El Concilio de Calcedonia (año 451) enseña que “hay que confesar a un solo y mismo Hijo, Nuestro Señor Jesucristo: perfecto en la divinidad y perfecto en la humanidad; verdaderamente Dios y verdaderamente hombre, compuesto de alma racional y de cuerpo; consubstancial con el Padre según la divinidad, y consubstancial con nosotros según la humanidad; “en todo semejante a nosotros, menos en el pecado” (Hb 4, 15); nacido del Padre antes de todos los siglos según la divinidad y, por nosotros y nuestra salvación, nacido en estos últimos tiempos de la Virgen María, la Madre de Dios, según la humanidad”. María es verdaderamente Madre de Dios porque es la madre de Jesús (Jn 2, 19,25). En efecto, aquel que fue concebido por obra del Espíritu Santo y fue verdaderamente Hijo suyo, es el Hijo eterno de Dios Padre. Es Dios mismo.

Dios eligió gratuitamente a María desde toda la eternidad para que fuese la Madre de su Hijo; para cumplir esta misión fue concebida inmaculada. Esto significa que, por la gracia de Dios y en previsión de los méritos de Jesús si Hijo, María fue preservada del pecado original desde el primer instante de su concepción.

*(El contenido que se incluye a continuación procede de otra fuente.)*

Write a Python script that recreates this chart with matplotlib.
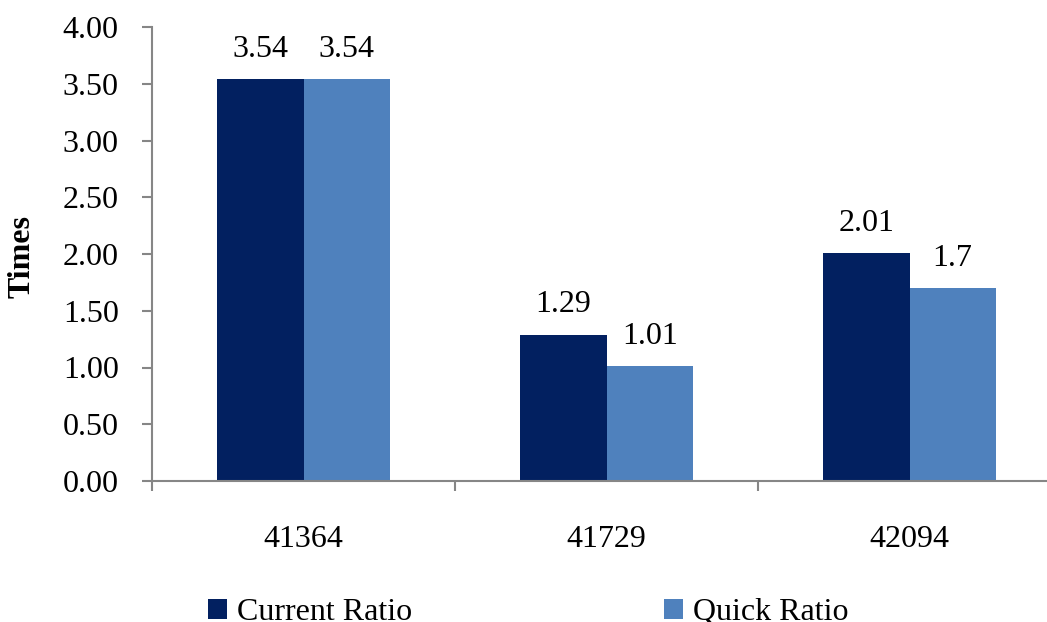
import matplotlib
matplotlib.use("Agg")
import matplotlib.pyplot as plt
import numpy as np

categories = ["41364", "41729", "42094"]
current_ratio = [3.54, 1.29, 2.01]
quick_ratio = [3.54, 1.01, 1.70]
current_labels = ["3.54", "1.29", "2.01"]
quick_labels = ["3.54", "1.01", "1.7"]
series_names = ["Current Ratio", "Quick Ratio"]
colors = ["#022060", "#4F81BD"]
y_ticks = [0.0, 0.5, 1.0, 1.5, 2.0, 2.5, 3.0, 3.5, 4.0]

plt.rcParams['font.family'] = ['Liberation Serif', 'DejaVu Serif']
FS = 23

W, H = 1047, 622
fig = plt.figure(figsize=(W / 100, H / 100), dpi=100)
ax = fig.add_axes([152 / W, 1 - 481 / H, 909 / W, (481 - 27) / H])

x = np.arange(len(categories))
bw = 0.285
b1 = ax.bar(x - bw / 2, current_ratio, bw, color=colors[0], label=series_names[0])
b2 = ax.bar(x + bw / 2, quick_ratio, bw, color=colors[1], label=series_names[1])

for bars, vals, labs in ((b1, current_ratio, current_labels), (b2, quick_ratio, quick_labels)):
    for rect, v, lab in zip(bars, vals, labs):
        ax.annotate(lab,
                    (rect.get_x() + rect.get_width() / 2, rect.get_height()),
                    xytext=(0, 16), textcoords="offset points",
                    ha="center", va="baseline", fontsize=FS)

ax.set_xlim(-0.5, len(categories) - 0.5)
ax.set_ylim(0, 4)
ax.set_yticks(y_ticks)
ax.set_yticklabels([f"{t:.2f}" for t in y_ticks], fontsize=FS)
ax.set_xticks(x)
ax.set_xticklabels(categories, fontsize=FS)
ax.set_xticks(np.arange(-0.5, len(categories) - 0.4, 1.0), minor=True)

gray = "#868686"
for s in ("top", "right"):
    ax.spines[s].set_visible(False)
for s in ("left", "bottom"):
    ax.spines[s].set_color(gray)
    ax.spines[s].set_linewidth(1.5)

ax.tick_params(axis="y", direction="out", length=7, width=1.5, color=gray, pad=17)
ax.tick_params(axis="x", which="major", length=0, pad=32)
ax.tick_params(axis="x", which="minor", direction="out", length=7, width=1.5, color=gray)

fig.text(22 / W, 1 - 256 / H, "Times", rotation=90, fontsize=FS, fontweight="bold",
         ha="center", va="center")

leg = fig.legend(handles=[b1, b2], labels=series_names, loc="lower left",
                 bbox_to_anchor=(208 / W, -5 / H), ncol=2, frameon=False,
                 fontsize=FS, handlelength=0.6, handleheight=0.6,
                 handletextpad=0.3, columnspacing=7.9, borderpad=0, borderaxespad=0)

fig.savefig("out.png", dpi=100)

Por la gracia de Dios, María permaneció inmune de todo pecado personal durante toda su existencia. Ella es la “llena de gracia” (Lc, 1,28), la “toda Santa”. Y cuando el ángel le anuncia que va dar a luz “al Hijo del Altísimo” (Lc1, 31), ella da libremente su consentimiento “por obediencia de la fe” (Rm1, 5). María se ofrece totalmente a la Persona y obra de Jesús, su Hijo, abrazando con toda su alma la voluntad divina de salvación.

El Hijo de Dios asumió un cuerpo dotado de un alma racional humana. Con su inteligencia humana Jesús aprendió muchas cosas mediante el estudio y la experiencia. Pero, también como hombre, el Hijo de Dios tenía un conocimiento íntimo e inmediato de Dios su Padre. Penetraba asimismo los pensamientos secretos de los hombres y conocía plenamente los designios eternos que Él había venido a revelar.

Jesús tenía una voluntad divina y una voluntad humana. En su vida terrena, el Hijo de Dios ha querido humanamente lo que Él ha decidido divinamente junto con el Padre y el Espíritu Santo para nuestra salvación. La voluntad humana de Jesús secunda, sin oposición o resistencia, su voluntad divina, y está subordinada a ella. Jesús asumió un verdadero cuerpo humano, mediante el cual Dios invisible se hizo visible. Jesús nos ha conocido y amado con un corazón humano. Su corazón traspasado por nuestra salvación es el símbolo del amor infinito que Él tiene al Padre y a cada uno de los hombres.

Cuando decimos que Dios es Amor y que tanto nos ama, estamos recordando que: “El amor de Dios hacia nosotros se manifestó en que Dios envió al mundo a su Hijo unigénito para que nosotros vivamos por Él” (1 Jn 4, 9) liberándonos del pecado y de la muerte. Y así, al hacernos sus hijos, poder participar de la felicidad Eterna (de su Gloria) en el Cielo y para siempre.